12. Ayant relevé que M. [W] avait été à la fois l'avocat postulant et l'avocat plaidant de l'Agent judiciaire de l'Etat dans la procédure ayant donné lieu au jugement du tribunal de grande instance de Metz, la cour d'appel en a exactement déduit que l'Agent judiciaire de l'Etat avait droit au remboursement de ses émoluments comprenant un droit fixe, un droit proportionnel ainsi qu'un droit gradué pour les débours.
13. Le moyen n'est, dès lors, pas fondé.
PAR CES MOTIFS, la Cour :
REJETTE le pourvoi ;
Condamne M. [L] aux dépens ;
En application de l'article 700 du code de procédure civile, rejette la demande formée par M. [L] et le condamne à payer à l'Agent judiciaire de l'Etat la somme de 3 000 euros ;
Ainsi fait et jugé par la Cour de cassation, deuxième chambre civile, et prononcé par le président en son audience publique du douze janvier deux mille vingt-trois.
MOYEN ANNEXE au présent arrêt :
Moyen produit par la SARL Cabinet Rousseau et Tapie, avocat aux Conseils, pour M. [L]

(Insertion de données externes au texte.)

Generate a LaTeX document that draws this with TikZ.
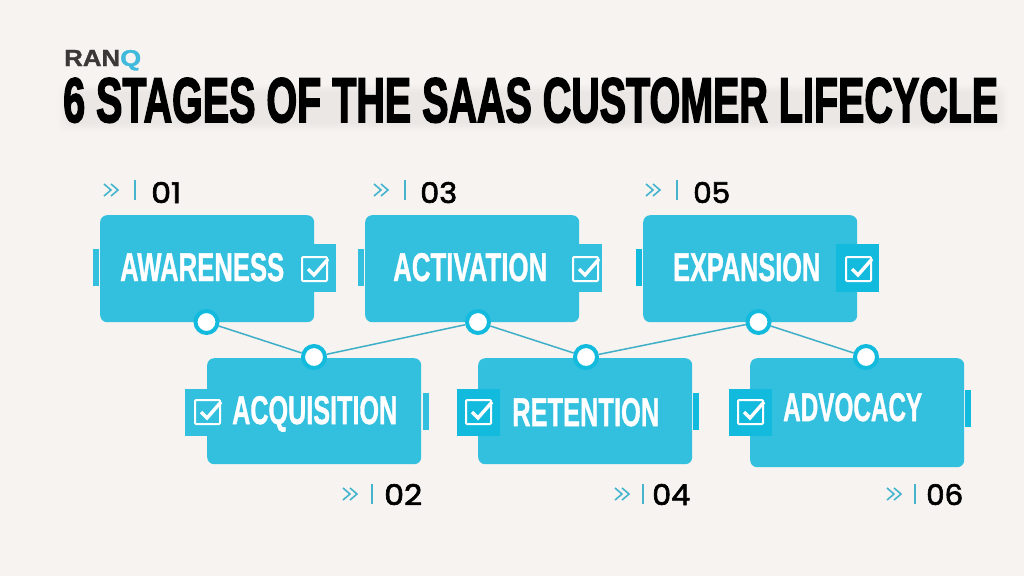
\documentclass[tikz,border=0pt]{standalone}
\usepackage{fontspec}
\usepackage{graphicx}
\setmainfont{Liberation Sans}
\newfontfamily\titlef[FakeBold=3]{Liberation Sans Bold}
\newfontfamily\stagef[FakeBold=1.2]{Liberation Sans Bold}
\newfontfamily\numf[FakeBold=2.2]{Poppins}
\newfontfamily\logof[FakeBold=1.2]{Liberation Sans Bold}
\definecolor{bgc}{HTML}{F6F3F0}
\definecolor{boxc}{HTML}{33BFDE}
\definecolor{darkc}{HTML}{12BBDD}
\definecolor{linec}{HTML}{3FAFC8}
\definecolor{chevc}{HTML}{45B5CE}
\definecolor{logoc}{HTML}{3B3838}
\definecolor{logoq}{HTML}{3FB9DC}
\tikzset{
 x=1pt,y=-1pt,
 stagebox/.style={fill=boxc,rounded corners=7pt,draw=none,inner sep=0pt,anchor=north west},
 stagetxt/.style={inner sep=0pt,anchor=base west,text=white},
 numtxt/.style={inner sep=0pt,anchor=base west,text=black},
 joint/.style={circle,draw=darkc,fill=white,line width=4pt,minimum size=22pt,inner sep=0pt},
 conn/.style={draw=linec,line width=1.5pt},
 icon/.style={draw=white,line width=2pt,rounded corners=1pt},
 chev/.style={draw=chevc,line width=1.6pt},
 barln/.style={draw=chevc,line width=1.5pt}
}
\newcommand{\stage}[4]{\node[stagebox,minimum width=214pt,minimum height=#4pt] (#1) at (#2,#3) {};}
\newcommand{\checkicon}[2]{%
 \draw[icon] (#1+0,#2+0) rectangle (#1+25,#2+24);
 \draw[white,line width=3.4pt] (#1+6,#2+12) -- (#1+12,#2+18) -- (#1+26,#2+2);
}
\newcommand{\marker}[3]{% x of chevrons, y center, x of bar
 \draw[chev] (#1,#2-6) -- (#1+7,#2) -- (#1,#2+6);
 \draw[chev] (#1+7,#2-6) -- (#1+14,#2) -- (#1+7,#2+6);
 \draw[barln] (#3,#2-10) -- (#3,#2+10);
}
\newcommand{\fit}[3]{\resizebox{#1pt}{#2pt}{#3}}
\begin{document}
\begin{tikzpicture}
\path[use as bounding box,fill=bgc] (0,0) rectangle (1024,576);
% title soft shadow
\foreach \d in {0,1.5,3,4.5,6,7.5}{\fill[black,opacity=0.007,rounded corners=8pt] (66-\d,92-\d) rectangle (1000+\d,124+\d);}
% logo
\node[inner sep=0pt,anchor=base west,text=logoc] (logo) at (64,66) {\fit{56}{16}{\logof RAN}};
\node[inner sep=0pt,anchor=base west,text=logoq] (logoQ) at (120,66) {\fit{21}{16}{\logof Q}};
% title
\node[inner sep=0pt,anchor=base west,text=black] (title) at (63,122) {\fit{935}{44}{\titlef 6 STAGES OF THE SAAS CUSTOMER LIFECYCLE}};
% tabs
\fill[boxc] (93,249) rectangle (99,286);
\fill[boxc] (305,244) rectangle (336,292);
\fill[boxc] (358,249) rectangle (364,286);
\fill[boxc] (570,244) rectangle (602,292);
\fill[darkc] (636,249) rectangle (642,286);
\fill[boxc] (185,389) rectangle (215,436);
\fill[boxc] (422.5,393) rectangle (429,430);
\fill[darkc] (693,393) rectangle (699,430);
\fill[darkc] (965,390) rectangle (971,427);
% boxes
\stage{s1}{100}{215}{107}
\stage{s3}{365}{215}{107}
\stage{s5}{643}{215}{107}
\stage{s2}{207}{358}{106}
\stage{s4}{478}{358}{106}
\stage{s6}{750}{358}{109}
% dark squares over boxes
\fill[darkc] (836,244) rectangle (879,292);
\fill[darkc] (457,389) rectangle (500,436);
\fill[darkc] (729,389) rectangle (772,436);
% joints and connectors
\node[joint] (j1) at (206.5,322) {};
\node[joint] (j2) at (314,357) {};
\node[joint] (j3) at (478,322) {};
\node[joint] (j4) at (586,357) {};
\node[joint] (j5) at (758.5,322) {};
\node[joint] (j6) at (866,357) {};
\draw[conn] (j1) -- (j2);
\draw[conn] (j2) -- (j3);
\draw[conn] (j3) -- (j4);
\draw[conn] (j4) -- (j5);
\draw[conn] (j5) -- (j6);
% labels
\node[stagetxt] (t1) at (120,281) {\fit{164}{28}{\stagef AWARENESS}};
\node[stagetxt] (t3) at (393,281) {\fit{154}{28}{\stagef ACTIVATION}};
\node[stagetxt] (t5) at (673,281) {\fit{147}{28}{\stagef EXPANSION}};
\node[stagetxt] (t2) at (232,424) {\fit{165}{28}{\stagef ACQUISITION}};
\node[stagetxt] (t4) at (512,426) {\fit{147}{28}{\stagef RETENTION}};
\node[stagetxt] (t6) at (783,421) {\fit{139}{28}{\stagef ADVOCACY}};
% icons
\checkicon{302}{257}
\checkicon{573}{257}
\checkicon{846}{257}
\checkicon{195}{400}
\checkicon{466}{400}
\checkicon{738}{400}
% numbers
\marker{104}{190}{135}
\marker{374}{190}{405}
\marker{646}{190}{677}
\marker{343}{494}{372}
\marker{615}{494}{643}
\marker{887}{494}{915}
\node[numtxt] (n1) at (151,203) {\fit{30}{21}{\numf 01}};
\node[numtxt] (n3) at (420,203) {\fit{37}{21}{\numf 03}};
\node[numtxt] (n5) at (693,203) {\fit{37}{21}{\numf 05}};
\node[numtxt] (n2) at (384,505) {\fit{38}{21}{\numf 02}};
\node[numtxt] (n4) at (652,505) {\fit{38}{21}{\numf 04}};
\node[numtxt] (n6) at (926,505) {\fit{37}{21}{\numf 06}};
\end{tikzpicture}
\end{document}
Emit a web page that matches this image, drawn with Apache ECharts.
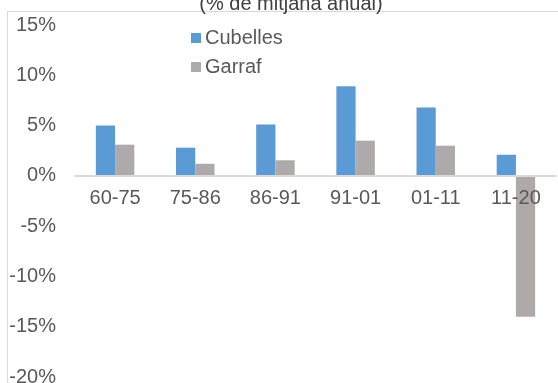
<!DOCTYPE html>
<html>
<head>
<meta charset="utf-8">
<script src="https://cdn.jsdelivr.net/npm/echarts@6/dist/echarts.min.js"></script>
<style>html,body{margin:0;padding:0;background:#fff;}#c{width:558px;height:383px;}</style>
</head>
<body>
<div id="c"></div>
<script>
const categories = ['60-75', '75-86', '86-91', '91-01', '01-11', '11-20'];
const cubelles = [5.0, 2.8, 5.1, 8.9, 6.8, 2.1];
const garraf = [3.1, 1.2, 1.55, 3.5, 3.0, -14.0];
const titleText = '(% de mitjana anual)';

const chart = echarts.init(document.getElementById('c'), null, {renderer: 'canvas'});
const font = 'Liberation Sans, Arial, sans-serif';
chart.setOption({
  animation: false,
  backgroundColor: '#fff',
  title: {
    text: titleText, left: 286, top: -11, textAlign: 'center',
    textStyle: {fontFamily: font, fontSize: 20, fontWeight: 'normal', color: '#404040'}
  },
  graphic: [{
    type: 'rect', z: -1, silent: true,
    shape: {x: 7.5, y: 11.5, width: 700, height: 500},
    style: {fill: 'none', stroke: '#d9d9d9', lineWidth: 1}
  }],
  legend: {
    orient: 'vertical', left: 186, top: 23, itemWidth: 10, itemHeight: 10, itemGap: 9,
    icon: 'rect',
    textStyle: {fontFamily: font, fontSize: 20, color: '#595959', padding: [0, 0, 0, -1]},
    data: ['Cubelles', 'Garraf']
  },
  grid: {left: 75, right: 2, top: 25, bottom: 6, containLabel: false, outerBoundsMode: 'none'},
  xAxis: {
    type: 'category', data: categories, z: 5, offset: -201,
    axisLine: {onZero: false, lineStyle: {color: '#d9d9d9', width: 2}},
    axisTick: {show: false},
    axisLabel: {fontFamily: font, fontSize: 20, color: '#595959', margin: 12}
  },
  yAxis: {
    type: 'value', min: -20, max: 15, interval: 5,
    splitLine: {show: false}, axisLine: {show: false}, axisTick: {show: false},
    axisLabel: {fontFamily: font, fontSize: 20, color: '#595959', margin: 19,
      formatter: v => v + '%'}
  },
  series: [
    {name: 'Cubelles', type: 'bar', data: cubelles, barGap: '0%', barCategoryGap: '52%',
     itemStyle: {color: '#5B9BD5'}},
    {name: 'Garraf', type: 'bar', data: garraf, barGap: '0%', barCategoryGap: '52%',
     itemStyle: {color: '#AEAAAA'}}
  ]
});
</script>
</body>
</html>
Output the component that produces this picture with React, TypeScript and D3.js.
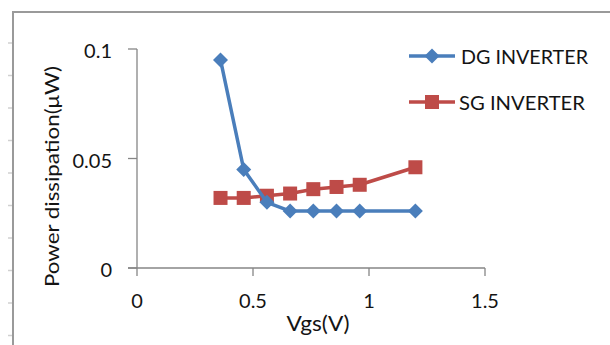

M. [L] fait grief à l'arrêt attaqué d'avoir confirmé l'ordonnance du 31 janvier 2019 ayant notamment prononcé le maintien des ordonnances des 2 août et 23 octobre 2018, lesquelles avaient taxé les frais devant être payés à l'Agent judiciaire du Trésor à la somme de 3 735,08 euros ;
Alors 1°) que dans les départements du Bas-Rhin, du Haut-Rhin et de la Moselle, les frais et émoluments dus à l'avocat postulant dans une instance suivie en matière contentieuse devant la juridiction ordinaire sont fixés par le décret 47-817 du 9 mai 1947 et constituent la rémunération de la postulation ; que selon l'article 8 de la loi 20 février 1922 sur l'exercice de la profession d'avocat et la discipline du Barreau en Alsace et Lorraine, devant les tribunaux des départements de la Moselle, du Bas-Rhin et du Haut-Rhin, les avocats inscrits au tableau près ces tribunaux sont admis à représenter les parties, à postuler, à conclure et, d'une manière générale, faire tous les actes de procédure ; qu'il en résulte que si les avocats d'un autre barreau ne peuvent que plaider, ce qui conduit alors le justiciable à s'attacher les services d'un avocat plaidant pour défendre sa cause et d'un avocat postulant pour accomplir les actes de procédure, en revanche, le recours à un avocat postulant est inutile si l'avocat plaidant est inscrit dans le ressort de la cour d'appel ; qu'en l'espèce, Me [W], avocat de l'Agent judiciaire du Trésor, inscrit au barreau de Metz, plaidant devant le tribunal de grande instance de Metz, n'avait pas besoin de s'adjoindre les services d'un avocat postulant ; qu'en déclarant pourtant fondée la demande de l'Agent judiciaire du Trésor en remboursement des émoluments dus à un « avocat postulant », la cour d'appel a violé les articles 1er et suivants du décret 47-817 du 9 mai 1947, ensemble l'article 8 de la loi 20 février 1922 ;
Alors 2°) et en tout état de cause, que lorsqu'il intervient dans une procédure sans représentation obligatoire, l'avocat ne peut prétendre aux émoluments prévus pour la postulation ; qu'en l'espèce, la cour d'appel a constaté, par motifs adoptés de l'ordonnance confirmée, que le client « a choisi se de faire représenter », ce qui ressort aussi des conclusions d'appel de l'Agent judiciaire du Trésor (conclusions p. 3 dernier alinéa ; ordonnance du 31 janvier 2019 p. 4, 1er §) ; que l'exercice d'un tel choix par le client excluait le droit pour son avocat de facturer des émoluments de postulation et pour le client d'en obtenir le remboursement par la partie adverse ; qu'en ne tirant pas les conséquences légales de ses propres constatations selon lesquelles l'Agent judiciaire du Trésor avoir choisi de se faire représenter, la cour d'appel a violé les articles 1er et suivants du décret 47-817 du 9 mai 1947, ensemble l'article 8 de la loi 20 février 1922.